Tips & Caveats

Running an application that uses SQLite and Litestream can require some small tweaks to optimize performance and usability. There are also some important caveats to know.

Busy timeout

SQLite is built to run as a multi-process embedded database and Litestream acts as just another process. However, Litestream requires periodic but short write locks on the database when checkpointing occurs. SQLite will return an error by default if your application tries to obtain a write lock at the same time.

To prevent this, your application will need to set the busy_timeout pragma when it initializes the database connection. This pragma will wait up to a given number of milliseconds before failing a query if it is blocked on a write. It is recommended to set this to 5 seconds:

PRAGMA busy_timeout = 5000;

WAL journal mode

Litestream only works with the SQLite WAL journaling mode. This is the recommended mode for most applications as it generally performs better and allows for concurrent read access. Litestream will automatically set the database mode to WAL if it has not already been enabled by the application.

Deleting SQLite databases

If you’re deleting and recreating a SQLite database from scratch, there are 3 files which must be deleted:

  • Database file
  • Shared memory file (-shm)
  • WAL file (-wal)

If you delete your database file but not your WAL file then SQLite will try to apply those old WAL pages to your new database. Litestream also tracks changes via the WAL so it can cause replication issues if the WAL file is leftover.

Additionally, Litestream currently does not track database deletions. If you remove your database and recreate it, you should delete the -litestream directory next to your database file and restart Litestream.

Synchronous PRAGMA

SQLite must call fsync() to flush data to disk to ensure transactions are durable. While in WAL journaling mode, fsync calls can be relaxed in exchange for durability without risking data corruption.

To do this, you can change the SYNCHRONOUS mode to "NORMAL":

PRAGMA synchronous = NORMAL;

This mode will ensure that the fsync() calls are only called when the WAL becomes full and has to checkpoint to the main database file. This is safe as the WAL file is append only.

Data loss window

Litestream performs asynchronous replication which means that changes are replicated out-of-band from the transaction that wrote the changes. This is how many replication tools work including PostgreSQL’s log-shipping replication. Asynchronous replication is typically much faster than synchronous replication but it trades off durability of recent writes.

By default, Litestream will replicate new changes to an S3 replica every second. During this time where data has not yet been replicated, a catastrophic crash on your server will result in the loss of data in that time window.

For more typical shutdown scenarios, when Litestream receives a signal to close, it will attempt to synchronize all outstanding WAL changes to the S3 replica before terminating.

Synchronous replication is on the Litestream roadmap but has not yet been implemented.

Increase snapshots frequency to improve restore performance

By default, the snapshot-interval on a replica is unset so a new snapshot is taken when the previous snapshot is removed because of retention.

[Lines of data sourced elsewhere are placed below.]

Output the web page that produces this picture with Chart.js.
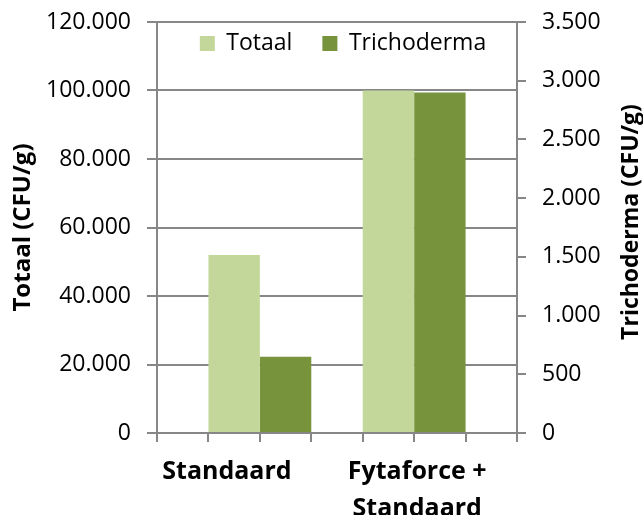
<!DOCTYPE html>
<html>
<head>
<meta charset="utf-8">
<script src="https://cdn.jsdelivr.net/npm/chart.js@4"></script>
<style>
  html, body { margin: 0; padding: 0; background: #fff; }
  #wrap { width: 643px; height: 515px; }
</style>
</head>
<body>
<div id="wrap"><canvas id="cfuChart"></canvas></div>
<script>
// data
const categories = ['Standaard', ['Fytaforce +', 'Standaard']];
const seriesNames = ['Totaal', 'Trichoderma'];
const totaal = [52000, 100000];
const trichoderma = [650, 2900];
const leftTicks = [0, 20000, 40000, 60000, 80000, 100000, 120000];
const rightTicks = [0, 500, 1000, 1500, 2000, 2500, 3000, 3500];
const axisTitles = ['Totaal (CFU/g)', 'Trichoderma (CFU/g)'];

const FONT = "'Open Sans', 'Liberation Sans', sans-serif";
const GRAY = '#878787';

// thousands with a dot, as in the original
function fmt(v) {
    return String(v).replace(/\B(?=(\d{3})+(?!\d))/g, '.');
}

// the x axis runs over 7 slots, each group sits on two of them
const groupSlot = categories.map((c, i) => 2 + 3 * i);
const labelSlot = [1.36, 5.06];

// legend sits inside the plot, under the top gridline
const legendInside = {
    id: 'legendInside',
    beforeInit(chart) {
        const legend = chart.legend;
        const fit = legend.fit;
        legend.fit = function () {
            fit.call(this);
            this.height = 0;
        };
    },
    afterLayout(chart) {
        const legend = chart.legend;
        const pad = legend.options.labels.padding;
        legend.top = chart.chartArea.top + 10 - pad;
        legend.bottom = legend.top + 2 * pad + 30;
        legend.height = legend.bottom - legend.top;
        legend.left += 6;
        legend.right += 6;
    }
};

// right axis title reads bottom to top like the left one
const rightTitle = {
    id: 'rightTitle',
    afterDraw(chart) {
        const ctx = chart.ctx;
        ctx.save();
        ctx.translate(631, 222);
        ctx.rotate(-Math.PI / 2);
        ctx.font = 'bold 23px ' + FONT;
        ctx.fillStyle = '#000';
        ctx.textAlign = 'center';
        ctx.textBaseline = 'middle';
        ctx.fillText(axisTitles[1], 0, 0);
        ctx.restore();
    }
};

new Chart(document.getElementById('cfuChart'), {
    type: 'bar',
    data: {
        datasets: [{
            label: seriesNames[0],
            data: totaal.map((v, i) => ({ x: groupSlot[i], y: v })),
            backgroundColor: '#C4D79B',
            yAxisID: 'y'
        },
        {
            label: seriesNames[1],
            data: trichoderma.map((v, i) => ({ x: groupSlot[i], y: v })),
            backgroundColor: '#77933C',
            yAxisID: 'y1'
        }]
    },
    options: {
        responsive: true,
        maintainAspectRatio: false,
        animation: false,
        categoryPercentage: 2,
        barPercentage: 1,
        layout: { padding: 0 },
        plugins: {
            legend: {
                position: 'top',
                fullSize: false,
                align: 'center',
                labels: {
                    font: { family: FONT, size: 23 },
                    color: '#000',
                    boxWidth: 15,
                    boxHeight: 15,
                    padding: 30
                }
            },
            tooltip: { enabled: false }
        },
        scales: {
            x: {
                type: 'linear',
                offset: false,
                min: 0,
                max: 7,
                position: 'bottom',
                ticks: { stepSize: 1, callback: () => '', autoSkip: false },
                grid: { offset: false, drawOnChartArea: false, color: GRAY, lineWidth: 2, tickLength: 9 },
                border: { color: GRAY, width: 2 },
                afterFit(scale) { scale.height = 9; }
            },
            xl: {
                type: 'linear',
                offset: false,
                min: 0,
                max: 7,
                position: 'bottom',
                grid: { display: false },
                border: { display: false },
                afterBuildTicks(scale) {
                    scale.ticks = labelSlot.map(v => ({ value: v }));
                },
                ticks: {
                    autoSkip: false,
                    maxRotation: 0,
                    padding: 4,
                    color: '#000',
                    font: { family: FONT, size: 25, weight: 'bold', lineHeight: 1.45 },
                    callback: (v, i) => categories[i]
                },
                afterFit(scale) { scale.height = 73; }
            },
            y: {
                position: 'left',
                min: 0,
                max: 120000,
                afterBuildTicks(scale) {
                    scale.ticks = leftTicks.map(v => ({ value: v }));
                },
                ticks: {
                    color: '#000',
                    padding: 16,
                    font: { family: FONT, size: 23 },
                    callback: v => fmt(v)
                },
                grid: { color: GRAY, lineWidth: 2, tickLength: 10 },
                border: { color: GRAY, width: 2 },
                title: {
                    display: true,
                    text: axisTitles[0],
                    color: '#000',
                    font: { family: FONT, size: 24, weight: 'bold' },
                    padding: { top: 9, bottom: 0 }
                },
                afterFit(scale) {
                    scale.width = 157;
                    scale.paddingTop = 22;
                }
            },
            y1: {
                position: 'right',
                min: 0,
                max: 3500,
                afterBuildTicks(scale) {
                    scale.ticks = rightTicks.map(v => ({ value: v }));
                },
                ticks: {
                    color: '#000',
                    padding: 16,
                    font: { family: FONT, size: 23 },
                    callback: v => fmt(v)
                },
                grid: { drawOnChartArea: false, color: GRAY, lineWidth: 2, tickLength: 9 },
                border: { color: GRAY, width: 2 },
                afterFit(scale) {
                    scale.width = 126;
                    scale.paddingTop = 22;
                }
            }
        }
    },
    plugins: [legendInside, rightTitle]
});
</script>
</body>
</html>
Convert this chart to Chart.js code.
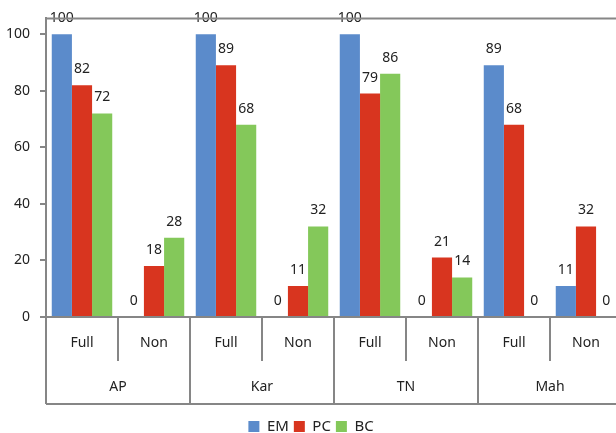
<!DOCTYPE html>
<html>
<head>
<meta charset="utf-8">
<script src="https://cdn.jsdelivr.net/npm/chart.js@4"></script>
<style>
  html, body { margin: 0; padding: 0; background: #fff; overflow: hidden; }
  #wrap { width: 622px; height: 433px; }
</style>
</head>
<body>
<div id="wrap"><canvas id="chart"></canvas></div>
<script>
const categories = ['Full', 'Non', 'Full', 'Non', 'Full', 'Non', 'Full', 'Non'];
const groups = ['AP', 'Kar', 'TN', 'Mah'];

const emData = [100, 0, 100, 0, 100, 0, 89, 11];
const pcData = [82, 18, 89, 11, 79, 21, 68, 32];
const bcData = [72, 28, 68, 32, 86, 14, 0, 0];

const yTicks = [0, 20, 40, 60, 80, 100];

const axisColor = '#868686';
const textColor = '#222222';
const fontFamily = "'Noto Sans', 'Open Sans', sans-serif";

// value labels above each bar
const valueLabels = {
  id: 'valueLabels',
  afterDatasetsDraw(chart) {
    const ctx = chart.ctx;
    ctx.save();
    ctx.font = '14px ' + fontFamily;
    ctx.fillStyle = textColor;
    ctx.textAlign = 'center';
    ctx.textBaseline = 'middle';
    chart.data.datasets.forEach((ds, di) => {
      chart.getDatasetMeta(di).data.forEach((bar, i) => {
        ctx.fillText(String(ds.data[i]), bar.x, bar.y - 16);
      });
    });
    ctx.restore();
  }
};

// two-level category axis + frame lines
const groupAxis = {
  id: 'groupAxis',
  afterDraw(chart) {
    const ctx = chart.ctx;
    const a = chart.chartArea;
    const x = chart.scales.x;
    const y0 = a.bottom;
    const midY = y0 + 44;
    const endY = y0 + 87;

    ctx.save();
    ctx.strokeStyle = axisColor;
    ctx.lineWidth = 2;
    ctx.beginPath();
    // top border
    ctx.moveTo(a.left, a.top);
    ctx.lineTo(a.right, a.top);
    // zero line
    ctx.moveTo(a.left, y0);
    ctx.lineTo(a.right, y0);
    // bottom line
    ctx.moveTo(a.left, endY);
    ctx.lineTo(a.right, endY);
    // left frame
    ctx.moveTo(a.left, a.top);
    ctx.lineTo(a.left, endY);
    for (let i = 1; i <= categories.length; i++) {
      const px = Math.round(x.getPixelForValue(i - 0.5));
      ctx.moveTo(px, y0);
      ctx.lineTo(px, i % 2 === 0 ? endY : midY);
    }
    ctx.stroke();

    ctx.font = '14px ' + fontFamily;
    ctx.fillStyle = textColor;
    ctx.textAlign = 'center';
    ctx.textBaseline = 'middle';
    categories.forEach((c, i) => {
      ctx.fillText(c, x.getPixelForValue(i), y0 + 26);
    });
    groups.forEach((g, gi) => {
      ctx.fillText(g, x.getPixelForValue(gi * 2 + 0.5), y0 + 70);
    });
    ctx.restore();
  }
};

new Chart(document.getElementById('chart'), {
  type: 'bar',
  data: {
    labels: categories,
    datasets: [
      { label: 'EM', data: emData, backgroundColor: '#5B8BCB' },
      { label: 'PC', data: pcData, backgroundColor: '#D8351F' },
      { label: 'BC', data: bcData, backgroundColor: '#84C85A' }
    ]
  },
  options: {
    responsive: true,
    maintainAspectRatio: false,
    animation: false,
    datasets: {
      bar: { categoryPercentage: 0.84, barPercentage: 1.0 }
    },
    layout: { padding: { top: 16, left: 0, right: 0, bottom: -11 } },
    plugins: {
      legend: {
        position: 'bottom',
        labels: {
          color: textColor,
          font: { family: fontFamily, size: 15 },
          boxWidth: 11,
          boxHeight: 11,
          padding: 5
        }
      },
      tooltip: { enabled: false }
    },
    scales: {
      x: {
        ticks: { display: false },
        grid: { display: false },
        border: { display: false },
        afterFit(scale) { scale.height = 97; }
      },
      y: {
        min: 0,
        max: 105.6,
        afterBuildTicks(scale) {
          scale.ticks = yTicks.map((v) => ({ value: v }));
        },
        afterFit(scale) { scale.width = 46; },
        ticks: {
          color: textColor,
          font: { family: fontFamily, size: 14 },
          padding: 10
        },
        grid: {
          drawOnChartArea: false,
          drawTicks: true,
          tickLength: 6,
          color: axisColor,
          lineWidth: 2
        },
        border: { display: true, color: axisColor, width: 2 }
      }
    }
  },
  plugins: [valueLabels, groupAxis]
});
</script>
</body>
</html>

For example, if your retention policy is the default setting of 24h then a new snapshot will be taken once per day.

However, if you’re writing data often then WAL files will build up over that time period and increase your restore time. If you have frequent writes then it is recommended to either decrease your retention period or to set the snapshot-interval to something lower such as 1h.

For example, if your retention period is one day and your snapshot-interval is one hour then you will see a rolling set of 24 snapshots for your replica.

Disable autocheckpoints for high write load servers

By default, SQLite allows any process to perform a checkpoint. A checkpoint is when pages that are written to the WAL are copied back to the main database file. Litestream works by controlling this checkpointing process and replicating the pages before they get copied back into the main database. Litestream prevents other processes from checkpointing by maintaining a read lock on the database in between its checkpoint requests.

However, under high load with many small write transactions (e.g. tens of thousands per second), the application’s SQLite instance can perform a checkpoint in between Litestream-initiated checkpoints and cause Litestream to miss a WAL file.

To prevent this, it is recommended to run your application with autocheckpointing disabled. To do this, run the following PRAGMA when you open your SQLite connection:

PRAGMA wal_autocheckpoint = 0;

Ephemeral hosts / multiple applications replicating into location can corrupt

Multiple applications replicating into the same bucket can cause situations where you will be unable to restore. It is your responsibility to ensure you do not have multiple applications replicating concurrently. This typically occurs if you on an ephemeral/serverless platform such as Google Cloud Run as they will run a second instance in parallel during deployments. Those types of environments are not supported.

In the off-chance that it does happen, and you’re unable to restore, you may see an error along the lines of:

cannot find max wal index for restore: missing initial wal segment: generation=f6d6d1e96d38dafb index=00000093 offset=4152

In this case, manually copy your most recent snapshot in generations/<id>/snapshots/<snapshot>.lz4 and decompress with lz4.

It’s a good idea to perform an integrity check on the database using sqlite3:

$ sqlite3 /path/to/db
sqlite> PRAGMA integrity_check;
ok

You now use this snapshot file as your application’s database file and continue replicating it again with Litestream.